Other key economic data on the day included a report from the Commerce Department which indicated a widening of the US trade deficit in January.  The overall trade gap expanded to its widest level in the past nine years, up 5% to $56.6 billion ($55.0 billion expected) for the month, as exports declined 1.3% and imports remained flat.  Breaking down the data a little further, the trade deficit with China increased to its highest levels since 2015, as the goods deficit with Canada rose to its widest in the past four years.  Commenting on China’s trade flows, this morning President Trump tweeted that China has been asked to develop a plan for a $1 billion reduction in their massive trade surplus with the US.



Less Stress for Banks

In regulatory news, the promised revisions of the Dodd-Frank law took a promising step forward this week.

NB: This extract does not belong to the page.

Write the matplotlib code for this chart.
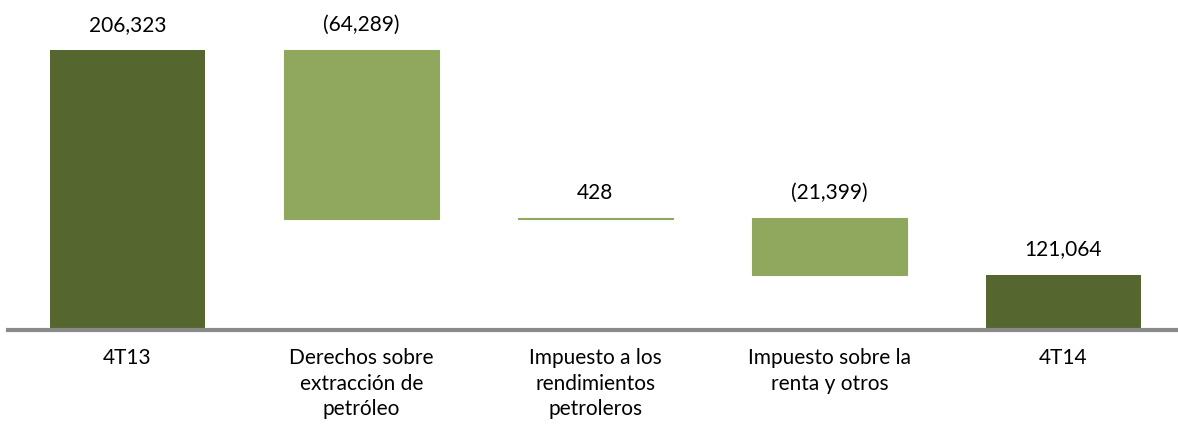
import numpy as np
import matplotlib.pyplot as plt

plt.rcParams['font.family'] = ['Lato', 'DejaVu Sans']

# Data
categories = ['4T13', 'Derechos sobre\nextracción de\npetróleo',
              'Impuesto a los\nrendimientos\npetroleros',
              'Impuesto sobre la\nrenta y otros', '4T14']
start_value = 206323
changes = [-64289, 428, -21399]
end_value = 121064

dark = '#55672F'
light = '#8FA85D'

fig = plt.figure(figsize=(11.78, 4.28), dpi=100)
ax = fig.add_axes([8 / 1178, 98 / 428, 1 - 8 / 1178, 330 / 428])

x = np.arange(len(categories))
w = 0.66

# totals
ax.bar(x[0], start_value - 100000, bottom=100000, width=w, color=dark)
ax.bar(x[-1], end_value - 100000, bottom=100000, width=w, color=dark)

# changes
level = start_value
tops = [start_value]
for i, d in enumerate(changes):
    lo = min(level, level + d)
    ax.bar(x[i + 1], abs(d), bottom=lo, width=w, color=light,
           edgecolor=light, linewidth=0.8)
    tops.append(max(level, level + d))
    level += d
tops.append(end_value)

def fmt(v):
    return f'({abs(v):,})' if v < 0 else f'{v:,}'

labels = [fmt(start_value)] + [fmt(d) for d in changes] + [fmt(end_value)]
for xi, t, lab in zip(x, tops, labels):
    ax.annotate(lab, (xi, t), xytext=(0, 11), textcoords='offset points',
                ha='center', va='bottom', fontsize=15)

ax.set_xlim(-0.51, 4.49)
ax.set_ylim(100000, 225330)
ax.set_yticks([])
ax.set_xticks(x)
ax.set_xticklabels(categories, fontsize=15, linespacing=1.35)
ax.tick_params(axis='x', length=0, pad=13)
for s in ['top', 'right', 'left']:
    ax.spines[s].set_visible(False)
ax.spines['bottom'].set_color('#8A8A8A')
ax.spines['bottom'].set_linewidth(3)

fig.savefig('out.png', dpi=100)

The Senate voted 67-32 in favor of beginning a debate to soften the regulations viewed as too restrictive and harmful to banks. Specifically, proposed revisions include an increase in the threshold at which banks are considered systemically important financial institutions (SIFIs) from $50 billion to $250 billion, alleviating pressure on many mid-size and larger banks. The bill would also potentially remove the annual stress test requirements conducted by the Federal Reserve at the largest financial institutions.  While these changes are facing some opposition, the early vote count indicates that there is enough Democratic support available for the bill to advance.